• _TASK TO COMPLETE_
Copy nothing but the text: reproduce each line of the listing exactly and leave the pictures out.

[START OF DATASET EXTRACT]

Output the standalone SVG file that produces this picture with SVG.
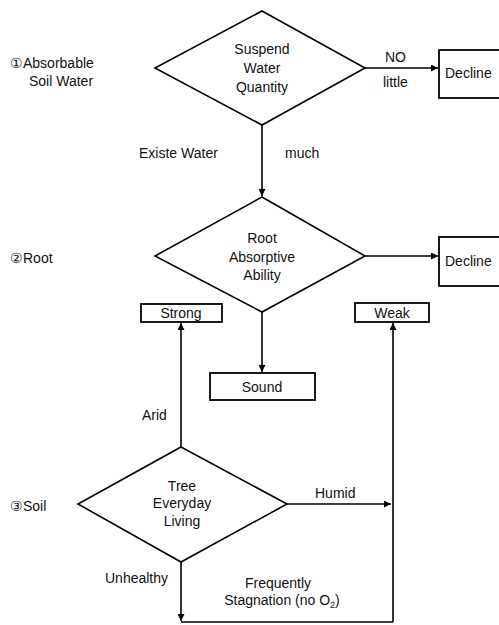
<svg xmlns="http://www.w3.org/2000/svg" width="499" height="625" viewBox="0 0 499 625">
<defs>
<marker id="ah" viewBox="0 0 10 10" refX="10" refY="5" markerWidth="7" markerHeight="7" markerUnits="userSpaceOnUse" orient="auto">
<path d="M0,0 L10,5 L0,10 z" fill="#000"/>
</marker>
</defs>
<style>
text{font-family:"Liberation Sans",Arial,sans-serif;font-size:14px;fill:#111;}
.c{text-anchor:middle;}
.shape{fill:none;stroke:#000;stroke-width:1.6;}
.box{fill:#fff;stroke:#000;stroke-width:1.8;}
.ln{fill:none;stroke:#000;stroke-width:1.6;}
.arr{fill:none;stroke:#000;stroke-width:1.6;marker-end:url(#ah);}
</style>
<rect width="499" height="625" fill="#fff"/>

<g id="row-labels">
<text x="10" y="68">①Absorbable</text>
<text x="29" y="86">Soil Water</text>
<text x="10" y="263">②Root</text>
<text x="10" y="511">③Soil</text>
</g>

<g id="connectors">
<line class="arr" x1="262" y1="125" x2="262" y2="196"/>
<line class="arr" x1="365" y1="68" x2="438" y2="68"/>
<line class="arr" x1="365" y1="256" x2="438" y2="256"/>
<line class="arr" x1="262" y1="312" x2="262" y2="372"/>
<line class="arr" x1="181" y1="447" x2="181" y2="323"/>
<line class="arr" x1="287" y1="504" x2="391" y2="504"/>
<line class="arr" x1="181" y1="562" x2="181" y2="621"/>
<polyline class="ln" points="181,622 393,622"/>
<line class="arr" x1="393" y1="622" x2="393" y2="323"/>
<text x="385" y="62">NO</text>
<text x="383" y="87">little</text>
<text x="285" y="158">much</text>
<text x="139" y="158">Existe Water</text>
<text x="142" y="420">Arid</text>
<text x="315" y="498">Humid</text>
<text x="105" y="583">Unhealthy</text>
<text class="c" x="278" y="588">Frequently</text>
<text class="c" x="282" y="605">Stagnation (no O<tspan font-size="9" dy="3">2</tspan><tspan dy="-3">)</tspan></text>
</g>

<g id="suspend">
<polygon class="shape" points="262,11 365,68 262,125 155,68"/>
<text class="c" x="262" y="54">Suspend</text>
<text class="c" x="262" y="73">Water</text>
<text class="c" x="262" y="92">Quantity</text>
</g>

<g id="decline1">
<rect class="box" x="439" y="50" width="70" height="48"/>
<text x="445" y="78">Decline</text>
</g>

<g id="root">
<polygon class="shape" points="262,197 365,256 262,312 155,256"/>
<text class="c" x="262" y="243">Root</text>
<text class="c" x="262" y="262">Absorptive</text>
<text class="c" x="262" y="280">Ability</text>
</g>

<g id="decline2">
<rect class="box" x="439" y="237" width="70" height="49"/>
<text x="445" y="266">Decline</text>
</g>

<g id="strong">
<rect class="box" x="141" y="304" width="81" height="18"/>
<text class="c" x="181" y="318">Strong</text>
</g>

<g id="weak">
<rect class="box" x="355" y="303" width="74" height="19"/>
<text class="c" x="392" y="318">Weak</text>
</g>

<g id="sound">
<rect class="box" x="210" y="373" width="105" height="27"/>
<text class="c" x="262" y="392">Sound</text>
</g>

<g id="tree">
<polygon class="shape" points="181,447 287,504 181,562 78,504"/>
<text class="c" x="182" y="491">Tree</text>
<text class="c" x="182" y="508">Everyday</text>
<text class="c" x="182" y="526">Living</text>
</g>
</svg>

[END OF DATASET EXTRACT]

• _ANSWER IN FULL_
Output the standalone SVG file that produces this picture with SVG.
<svg xmlns="http://www.w3.org/2000/svg" width="499" height="625" viewBox="0 0 499 625">
<defs>
<marker id="ah" viewBox="0 0 10 10" refX="10" refY="5" markerWidth="7" markerHeight="7" markerUnits="userSpaceOnUse" orient="auto">
<path d="M0,0 L10,5 L0,10 z" fill="#000"/>
</marker>
</defs>
<style>
text{font-family:"Liberation Sans",Arial,sans-serif;font-size:14px;fill:#111;}
.c{text-anchor:middle;}
.shape{fill:none;stroke:#000;stroke-width:1.6;}
.box{fill:#fff;stroke:#000;stroke-width:1.8;}
.ln{fill:none;stroke:#000;stroke-width:1.6;}
.arr{fill:none;stroke:#000;stroke-width:1.6;marker-end:url(#ah);}
</style>
<rect width="499" height="625" fill="#fff"/>

<g id="row-labels">
<text x="10" y="68">①Absorbable</text>
<text x="29" y="86">Soil Water</text>
<text x="10" y="263">②Root</text>
<text x="10" y="511">③Soil</text>
</g>

<g id="connectors">
<line class="arr" x1="262" y1="125" x2="262" y2="196"/>
<line class="arr" x1="365" y1="68" x2="438" y2="68"/>
<line class="arr" x1="365" y1="256" x2="438" y2="256"/>
<line class="arr" x1="262" y1="312" x2="262" y2="372"/>
<line class="arr" x1="181" y1="447" x2="181" y2="323"/>
<line class="arr" x1="287" y1="504" x2="391" y2="504"/>
<line class="arr" x1="181" y1="562" x2="181" y2="621"/>
<polyline class="ln" points="181,622 393,622"/>
<line class="arr" x1="393" y1="622" x2="393" y2="323"/>
<text x="385" y="62">NO</text>
<text x="383" y="87">little</text>
<text x="285" y="158">much</text>
<text x="139" y="158">Existe Water</text>
<text x="142" y="420">Arid</text>
<text x="315" y="498">Humid</text>
<text x="105" y="583">Unhealthy</text>
<text class="c" x="278" y="588">Frequently</text>
<text class="c" x="282" y="605">Stagnation (no O<tspan font-size="9" dy="3">2</tspan><tspan dy="-3">)</tspan></text>
</g>

<g id="suspend">
<polygon class="shape" points="262,11 365,68 262,125 155,68"/>
<text class="c" x="262" y="54">Suspend</text>
<text class="c" x="262" y="73">Water</text>
<text class="c" x="262" y="92">Quantity</text>
</g>

<g id="decline1">
<rect class="box" x="439" y="50" width="70" height="48"/>
<text x="445" y="78">Decline</text>
</g>

<g id="root">
<polygon class="shape" points="262,197 365,256 262,312 155,256"/>
<text class="c" x="262" y="243">Root</text>
<text class="c" x="262" y="262">Absorptive</text>
<text class="c" x="262" y="280">Ability</text>
</g>

<g id="decline2">
<rect class="box" x="439" y="237" width="70" height="49"/>
<text x="445" y="266">Decline</text>
</g>

<g id="strong">
<rect class="box" x="141" y="304" width="81" height="18"/>
<text class="c" x="181" y="318">Strong</text>
</g>

<g id="weak">
<rect class="box" x="355" y="303" width="74" height="19"/>
<text class="c" x="392" y="318">Weak</text>
</g>

<g id="sound">
<rect class="box" x="210" y="373" width="105" height="27"/>
<text class="c" x="262" y="392">Sound</text>
</g>

<g id="tree">
<polygon class="shape" points="181,447 287,504 181,562 78,504"/>
<text class="c" x="182" y="491">Tree</text>
<text class="c" x="182" y="508">Everyday</text>
<text class="c" x="182" y="526">Living</text>
</g>
</svg>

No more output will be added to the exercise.